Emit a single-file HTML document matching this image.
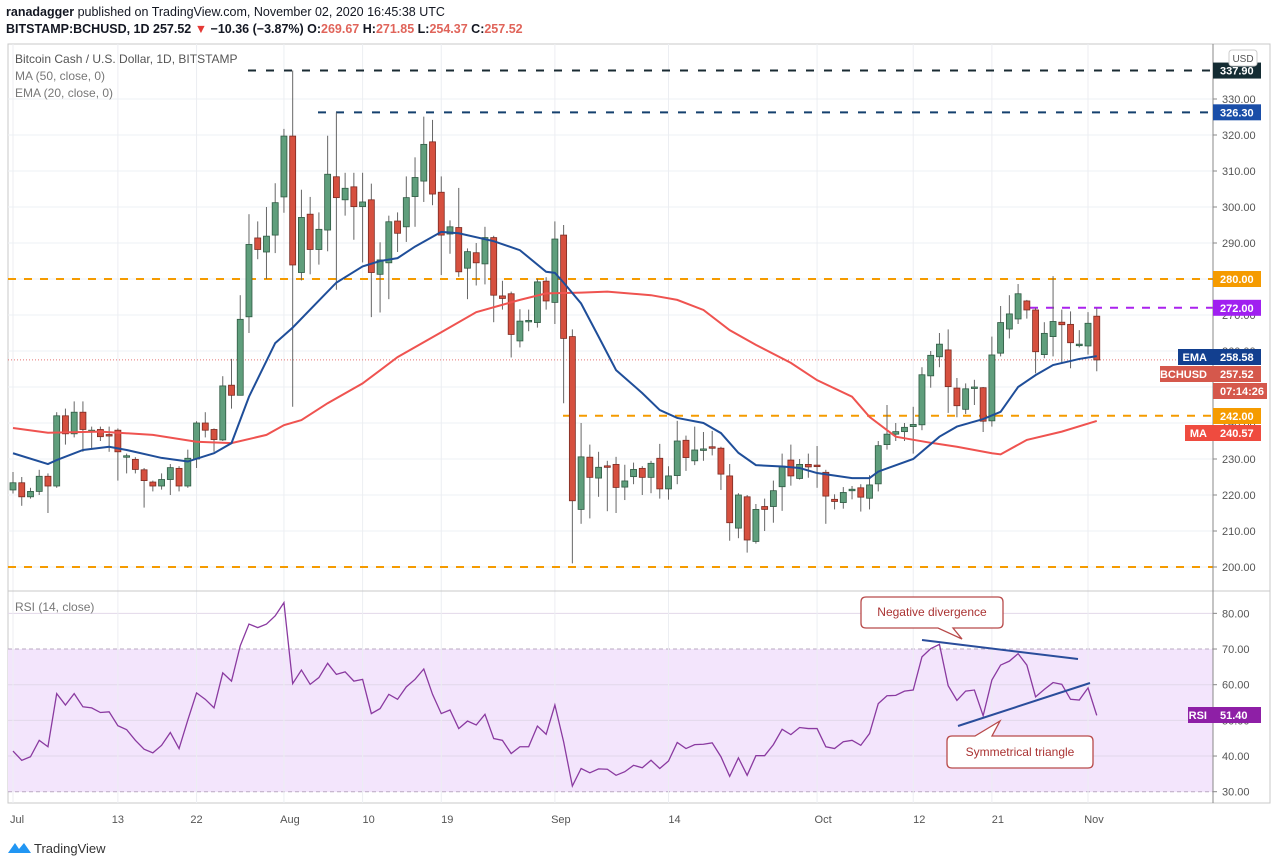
<!DOCTYPE html>
<html><head><meta charset="utf-8"><style>
html,body{margin:0;padding:0;background:#fff;width:1280px;height:866px;overflow:hidden}
svg{display:block;font-family:"Liberation Sans",sans-serif}
</style></head><body>
<svg id="chart" width="1280" height="866" viewBox="0 0 1280 866">
<g>
<text x="6" y="16" font-size="12.5" fill="#131722"><tspan font-weight="bold">ranadagger</tspan> published on TradingView.com, November 02, 2020 16:45:38 UTC</text>
<text x="6" y="33" font-size="12.5" font-weight="bold" fill="#131722">BITSTAMP:BCHUSD, 1D  257.52 <tspan fill="#e53935">▼</tspan> −10.36 (−3.87%) O:<tspan fill="#e0645a">269.67</tspan> H:<tspan fill="#e0645a">271.85</tspan> L:<tspan fill="#e0645a">254.37</tspan> C:<tspan fill="#e0645a">257.52</tspan></text>
</g>
<rect x="8" y="44" width="1262" height="759" fill="none" stroke="#c8c8c8"/>
<rect x="8" y="649" width="1205" height="143" fill="#f3e5fc"/>
<g id="grid"></g>
<g id="levels"></g>
<g id="candles"></g>
<g id="lines"></g>
<g id="rsi"></g>
<line x1="8" y1="591" x2="1270" y2="591" stroke="#c8c8c8"/>
<line x1="1213" y1="44" x2="1213" y2="803" stroke="#888"/>
<g id="axis"></g>
<g id="labels"></g>
<g font-size="12" fill="#555">
<text x="15" y="63">Bitcoin Cash / U.S. Dollar, 1D, BITSTAMP</text>
<text x="15" y="80" fill="#777">MA (50, close, 0)</text>
<text x="15" y="97" fill="#777">EMA (20, close, 0)</text>
<text x="15" y="611" fill="#777">RSI (14, close)</text>
</g>
<g><rect x="1229" y="50" width="28" height="16" rx="3" fill="#fff" stroke="#ccc"/><text x="1243" y="62" font-size="10" fill="#555" text-anchor="middle">USD</text></g>
<g>
<line x1="922" y1="640" x2="1078" y2="659" stroke="#2a4d9b" stroke-width="2"/>
<line x1="958" y1="726" x2="1090" y2="683" stroke="#2a4d9b" stroke-width="2"/>
<path d="M866,597 H998 Q1003,597 1003,602 V623 Q1003,628 998,628 H953 L962,639 L938,628 H866 Q861,628 861,623 V602 Q861,597 866,597 Z" fill="#fff" stroke="#b84a4a" stroke-width="1.3"/>
<text x="932" y="616" font-size="12" fill="#a33" text-anchor="middle">Negative divergence</text>
<path d="M952,736 H975 L1000,721 L992,736 H1088 Q1093,736 1093,741 V763 Q1093,768 1088,768 H952 Q947,768 947,763 V741 Q947,736 952,736 Z" fill="#fff" stroke="#b84a4a" stroke-width="1.3"/>
<text x="1020" y="756" font-size="12" fill="#a33" text-anchor="middle">Symmetrical triangle</text>
</g>
<g>
<path d="M8,853 L15,843 L19,849 L24,843 L31,853 Z" fill="#2196f3"/>
<text x="34" y="853" font-size="13" fill="#333">TradingView</text>
</g>
</svg>
<script>
const opens=[221.4,223.4,219.5,221,225.2,222.5,242,237,243,237.5,238.2,236.8,238,230.6,229.9,227,223.6,222.5,224.3,227.4,222.5,230,240,238.2,235.3,250.5,247.7,269.5,291.4,287.5,292.2,302.8,319.7,281.8,298,288.2,293.6,308.4,302,305.6,300.1,302,281.3,284.5,296.1,294.5,302.9,307.2,318.1,304.1,292.5,294.3,283,287.3,284.2,291.5,275.3,275.9,262.8,268.2,267.9,279.4,273.5,292.2,264,216,230.5,224.7,228.1,228.5,222.2,225.1,227.4,224.9,230.2,221.7,225.4,235.2,229.5,232.6,233.4,233,225.3,210.8,219.5,207.1,216.8,216.8,222.3,229.7,224.6,228.5,228.3,226.3,218.8,217.9,221.2,222,219.1,223.1,234,236.9,237.6,239,239.5,253.1,258.4,260.3,249.7,243.8,249.8,249.8,240.6,259.4,266.1,268.9,273.9,271.4,259,264,268,267.4,261.7,261.4,269.67];
const highs=[226.4,225,222,227,226,243,244,246,246,239,239,239,238.5,231.5,230.5,227.5,224,226,228.6,228,232.6,240.5,243,238.5,253,257.8,275.5,298,296,300,306.6,321.7,337.9,304.8,302.8,298.5,319.8,326.3,309.5,309.5,309.5,306.5,290.2,297.6,298.5,308.5,313.8,325.1,324.2,308.5,296.3,305.3,288.5,290,294.5,292,279.5,276.5,271.6,271.5,280.1,280.5,296,295,266,240,234,232,229.5,230.6,228.4,229,228,229.5,234.2,228,240.6,236.5,239,237.5,237.8,233.4,228.6,220.5,220,217.5,219,224,231.5,234,230,231.5,233.6,227,220.2,222.2,222.5,223,225.5,235,245,240,240,244.5,255.5,260,265,266,252.5,251,252,250,264,272.5,275.5,278.6,274.2,272,268,280.8,271.5,271,265.8,270.8,271.85];
const lows=[220.4,217,219,220,215,222,234,236,232,233,235,232,224,226,226,216.5,221,221.5,220,221,222,227.5,236,232,235,244,247.7,265,285.5,280,287.2,298.4,244.5,279.6,281.3,284,287.7,277,297.6,290.9,284.6,269.4,270.7,274.4,287.5,290.3,294.5,301.4,300.5,281.1,287,280.6,274.4,278.2,278.5,268,271.5,258.2,261,265.5,266.5,271.5,267.5,245.5,201,212,213.5,219.5,215.5,215,218.6,223,220,220.5,219,218.7,223,226.7,228.3,229.5,231,221.4,207.3,208,204,206.5,210,212.3,215.6,222.6,224.3,224.8,222,212,216,216.2,218.8,215.4,216,221,232.6,235,235,231.5,238,249.8,255.5,242.8,241.6,242.5,245,237.5,239,258.5,263.5,267.5,269,253.8,258,258.5,256.5,255.2,261,259,254.37];
const closes=[223.4,219.5,221,225.2,222.5,242,237,243,238.2,238,236.2,236.6,232,230.9,227.1,224,222.5,224.3,227.6,222.5,230.2,240,238,235.4,250.3,247.7,268.8,289.6,288.2,291.9,301.2,319.7,283.9,297.1,288.2,293.8,309.1,302.6,305.2,300.1,301.4,281.8,285.3,295.9,292.7,302.6,308.2,317.4,303.6,292.2,294.5,282,287.6,284.5,291.5,275.5,274.6,264.6,268.3,268.5,279.2,273.9,291.1,263.5,218.4,230.6,224.9,227.7,227.8,222.1,223.9,227.1,224.9,228.8,221.7,225.3,235,230.4,232.5,232.8,233,225.8,212.3,220,207.5,216,216,221.2,228,225.3,228.5,227.8,227.9,219.7,218.2,220.7,221.6,219.4,222.8,233.7,236.9,237.6,238.8,239.6,253.4,258.8,261.9,250.1,244.8,249.5,250,240.5,258.9,267.9,270.3,275.9,271.4,259.8,264.9,268.2,267.3,262.3,261.9,267.7,257.52];
const rsiValues=[41.4,38.8,39.8,44.4,42.6,57.5,54.3,57.5,53.8,53.5,52.2,52.4,48.5,47.4,44.4,41.9,40.9,43.0,46.6,42.1,50.1,57.7,55.9,53.5,63.3,61,70.9,77,76,77,79.3,83,60.3,64.1,60.1,62,66,62.9,63.6,61,61.5,51.9,53.3,57.3,55.9,59.4,61.5,64.4,57.3,51.9,52.9,47.7,49.8,48.7,51.7,44.9,44.4,40.7,42.6,42.6,48.4,46.1,54.3,44,31.6,36.5,35.3,36.4,36.3,34.6,35.6,37.4,36.7,38.8,36.5,38.6,43.8,42.1,43.2,43.3,43.7,39.8,34.3,39.5,34.6,40.1,40.1,43.2,47.5,46.0,48,47.7,47.7,42.6,42.1,44,44.4,43.0,46.3,54.7,56.9,57,58.2,58.5,67.8,70.1,71.3,59.7,55.6,58.2,58.5,51.3,61.3,65.5,66.6,68.7,65.5,56.6,58.7,60.6,60.1,55.9,55.7,59.1,51.4];
const maDays=[0,4,10,16,21,25,29,31,33,36,40,44,49,53,58,61,65,68,73,76,79,82,85,89,92,96,98,101,105,108,112,113,116,120,124];
const maValues=[238.6,237.3,237.6,236.7,234.8,234.4,236.7,239.4,240.8,245.5,251,258.3,265.2,270.8,274.2,276,276.2,276.5,275.5,274.2,271.4,265.8,261.7,256.7,251.9,247.3,241.7,236.2,234.5,233.4,231.6,231.3,235.3,237.6,240.57];
const emaDays=[0,4,5,8,11,13,17,20,23,25,27,30,32,35,37,40,42,44,46,49,51,55,58,61,62,63,65,67,69,72,74,76,79,81,83,85,88,90,92,96,98,99,103,106,108,111,113,115,117,119,122,124];
const emaValues=[231.6,228.6,229.7,232.5,233.4,232.5,230.3,229.3,231.6,234.4,247.3,262.2,266.5,274,279,283.5,285,285.8,289,293.1,292.7,290.5,288,282,281.7,279,273.2,264,254.7,248.3,243.6,241.4,240,237.2,231.7,228.3,227.9,227.5,226.1,224.7,224.7,226.5,230,236.2,239,241.1,243.1,250,253.3,256.1,257.8,258.58];
const priceTicks=[200,210,220,230,240,250,260,270,280,290,300,310,320,330];
const rsiTicks=[30,40,50,60,70,80];
const dateTickDays=[0,12,21,31,40,49,62,75,92,103,112,123];
const dateTickLabels=["Jul","13","22","Aug","10","19","Sep","14","Oct","12","21","Nov"];
const levelValues=[337.9,326.3,280,272,242,200];
const NS="http://www.w3.org/2000/svg";
const xs=i=>13+i*8.74;
const yp=p=>567-(p-200)*3.6;
const yr=r=>791.7-(r-30)*3.567;
function mk(tag,attrs,parent){const e=document.createElementNS(NS,tag);for(const k in attrs)e.setAttribute(k,attrs[k]);parent.appendChild(e);return e;}
const grid=document.getElementById('grid'),axis=document.getElementById('axis');
priceTicks.forEach(p=>{
 const l=mk('line',{x1:8,x2:1213,y1:yp(p),y2:yp(p),stroke:'#eef0f4'},grid);
 
 
 const t=mk('text',{x:1222,y:yp(p)+4,'font-size':11,fill:'#555'},axis);t.textContent=p.toFixed(2);
 
 
 mk('line',{x1:1213,x2:1217,y1:yp(p),y2:yp(p),stroke:'#888'},axis);
});
rsiTicks.forEach(r=>{
 const l=mk('line',{x1:8,x2:1213,y1:yr(r),y2:yr(r),stroke:(r==30||r==70)?'#b9a9c2':'#e2d8ea','stroke-dasharray':(r==30||r==70)?'4,3':'none'},grid);
 
 
 const t=mk('text',{x:1222,y:yr(r)+4,'font-size':11,fill:'#555'},axis);t.textContent=r.toFixed(2);
 
 
 mk('line',{x1:1213,x2:1217,y1:yr(r),y2:yr(r),stroke:'#888'},axis);
});
dateTickDays.forEach((d,k)=>{
 const l=mk('line',{x1:xs(d),x2:xs(d),y1:44,y2:803,stroke:'#eceef2'},grid);
 
 
 const t=mk('text',{x:xs(d)+(k==0?-3:(k<3?0:6)),y:823,'font-size':11,fill:'#555','text-anchor':k==0?'start':'middle'},axis);t.textContent=dateTickLabels[k];
 
 
});
mk('line',{x1:8,x2:1213,y1:yp(257.52),y2:yp(257.52),stroke:'#e57373','stroke-dasharray':'1,2'},grid);
const lev=document.getElementById('levels');
const levStyle=[['#1a2b33',248,'8,10'],['#15406e',318,'8,10'],['#f59b00',8,'8,8'],['#aa22ee',1030,'8,8'],['#f59b00',563,'8,8'],['#f59b00',8,'8,8']];
levelValues.forEach((v,k)=>{
 const l=mk('line',{x1:levStyle[k][1],x2:1213,y1:yp(v),y2:yp(v),stroke:levStyle[k][0],'stroke-width':2,'stroke-dasharray':levStyle[k][2]},lev);
 
 
});
const cg=document.getElementById('candles');
closes.forEach((c,i)=>{
 const o=opens[i],x=xs(i),up=c>=o;
 const w=mk('line',{x1:x,x2:x,y1:yp(highs[i]),y2:yp(lows[i]),stroke:'#666','stroke-width':1},cg);
 
 
 const top=yp(Math.max(o,c)),h=Math.max(1.5,Math.abs(yp(o)-yp(c)));
 const b=mk('rect',{x:x-3,y:top,width:6,height:h,fill:up?'#5f9e7c':'#d6503f',stroke:up?'#2f5a43':'#7b2b22','stroke-width':0.8},cg);
 
 
});
const lg=document.getElementById('lines');
const ma=mk('polyline',{points:maDays.map((d,k)=>xs(d)+','+yp(maValues[k])).join(' '),fill:'none',stroke:'#ef5350','stroke-width':2},lg);


const ema=mk('polyline',{points:emaDays.map((d,k)=>xs(d)+','+yp(emaValues[k])).join(' '),fill:'none',stroke:'#1f4e99','stroke-width':2},lg);


const rg=document.getElementById('rsi');
const rl=mk('polyline',{points:rsiValues.map((r,i)=>xs(i)+','+yr(r)).join(' '),fill:'none',stroke:'#8a3aa0','stroke-width':1.3},rg);


const lb=document.getElementById('labels');
function tag(name,txt,val,yc,col,left,w){
 w=w||48;
 const g=mk('g',{},lb);
 
 
 if(txt){mk('rect',{x:left,y:yc-8,width:1213-left,height:16,fill:col},g);const t=mk('text',{x:1207,y:yc+4,'font-size':11,fill:'#fff','text-anchor':'end','font-weight':'bold'},g);t.textContent=txt;}
 mk('rect',{x:1213,y:yc-8,width:w,height:16,fill:col},g);
 const t2=mk('text',{x:1220,y:yc+4,'font-size':11,fill:'#fff','font-weight':'bold'},g);t2.textContent=val;
}
tag('label-337','', '337.90',yp(337.9),'#142c33');
tag('label-326','', '326.30',yp(326.3),'#1a4ea8');
tag('label-280','', '280.00',yp(280),'#f59b00');
tag('label-272','', '272.00',yp(272),'#a020f0');
tag('label-ema','EMA','258.58',357,'#123f8f',1178);
tag('label-bchusd','BCHUSD','257.52',374,'#d5584c',1160);
tag('label-time','','07:14:26',391,'#d5584c',0,54);
tag('label-242','','242.00',416,'#f59b00');
tag('label-ma','MA','240.57',433,'#ef4b3f',1185);
tag('label-rsi','RSI','51.40',715,'#8e1fa6',1188);
</script>
</body></html>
^^^^
§ REQUIREMENT
What is the number of lines that contain "document"? Reply with that number alone.

§ COMPLETE RESPONSE
8